▸ **PROVIDED DATA**
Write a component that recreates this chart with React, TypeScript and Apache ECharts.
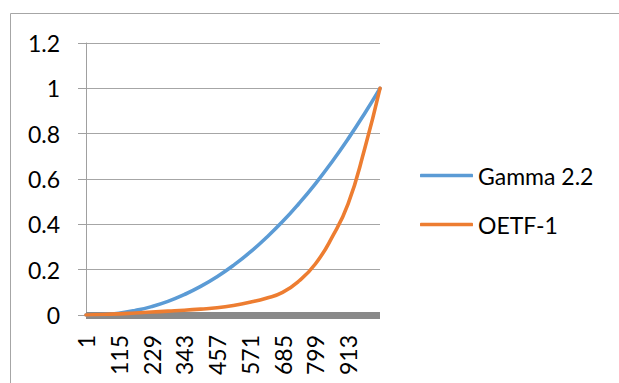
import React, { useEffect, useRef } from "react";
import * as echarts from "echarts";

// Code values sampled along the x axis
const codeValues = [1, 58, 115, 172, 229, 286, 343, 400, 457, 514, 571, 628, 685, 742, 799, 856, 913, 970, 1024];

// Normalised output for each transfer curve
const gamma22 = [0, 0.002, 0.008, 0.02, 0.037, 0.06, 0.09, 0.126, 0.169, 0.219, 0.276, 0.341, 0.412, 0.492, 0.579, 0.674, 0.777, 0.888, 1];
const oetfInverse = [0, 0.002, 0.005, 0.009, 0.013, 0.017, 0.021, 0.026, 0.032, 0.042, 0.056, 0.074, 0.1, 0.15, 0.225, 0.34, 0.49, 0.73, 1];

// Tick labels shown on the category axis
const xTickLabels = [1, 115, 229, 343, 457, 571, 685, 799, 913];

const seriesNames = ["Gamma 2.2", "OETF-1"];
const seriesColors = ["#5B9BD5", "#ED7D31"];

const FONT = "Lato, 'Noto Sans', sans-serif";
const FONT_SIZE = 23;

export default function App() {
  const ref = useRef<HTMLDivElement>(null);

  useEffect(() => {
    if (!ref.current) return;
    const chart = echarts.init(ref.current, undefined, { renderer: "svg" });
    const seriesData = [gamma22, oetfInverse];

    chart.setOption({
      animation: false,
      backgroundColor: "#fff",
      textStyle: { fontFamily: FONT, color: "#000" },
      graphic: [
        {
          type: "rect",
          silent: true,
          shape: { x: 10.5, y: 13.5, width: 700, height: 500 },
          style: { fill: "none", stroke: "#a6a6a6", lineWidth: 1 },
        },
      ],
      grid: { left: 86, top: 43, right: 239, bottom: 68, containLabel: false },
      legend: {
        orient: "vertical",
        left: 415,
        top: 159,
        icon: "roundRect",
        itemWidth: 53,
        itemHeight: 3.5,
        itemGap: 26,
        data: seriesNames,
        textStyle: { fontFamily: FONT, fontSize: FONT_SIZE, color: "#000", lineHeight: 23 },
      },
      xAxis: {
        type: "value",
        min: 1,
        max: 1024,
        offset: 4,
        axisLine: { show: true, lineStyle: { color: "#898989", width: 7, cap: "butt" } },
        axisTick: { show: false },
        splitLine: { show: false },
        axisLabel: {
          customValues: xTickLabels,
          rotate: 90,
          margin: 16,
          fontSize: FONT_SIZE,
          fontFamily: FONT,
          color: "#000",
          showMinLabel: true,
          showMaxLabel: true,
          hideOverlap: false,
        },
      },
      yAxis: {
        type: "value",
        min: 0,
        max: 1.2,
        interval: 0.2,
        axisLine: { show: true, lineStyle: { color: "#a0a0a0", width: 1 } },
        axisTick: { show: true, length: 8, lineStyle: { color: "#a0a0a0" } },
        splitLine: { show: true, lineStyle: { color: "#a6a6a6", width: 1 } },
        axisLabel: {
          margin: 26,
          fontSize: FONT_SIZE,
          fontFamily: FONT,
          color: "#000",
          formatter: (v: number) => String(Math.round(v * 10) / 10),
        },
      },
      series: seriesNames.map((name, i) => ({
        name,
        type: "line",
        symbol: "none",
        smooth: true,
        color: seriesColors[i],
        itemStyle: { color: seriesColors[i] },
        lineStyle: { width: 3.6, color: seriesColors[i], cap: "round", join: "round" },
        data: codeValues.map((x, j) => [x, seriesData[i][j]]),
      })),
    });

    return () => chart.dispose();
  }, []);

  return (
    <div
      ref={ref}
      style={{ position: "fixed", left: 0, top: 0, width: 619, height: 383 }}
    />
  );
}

▸ **WORK TO DO**
Only the lines from the start of the material through the line containing "913, 970, 1024];" should be transcribed. Pictures stay out.

▸ **EXERCISE OUTPUT**
Write a component that recreates this chart with React, TypeScript and Apache ECharts.
import React, { useEffect, useRef } from "react";
import * as echarts from "echarts";

// Code values sampled along the x axis
const codeValues = [1, 58, 115, 172, 229, 286, 343, 400, 457, 514, 571, 628, 685, 742, 799, 856, 913, 970, 1024];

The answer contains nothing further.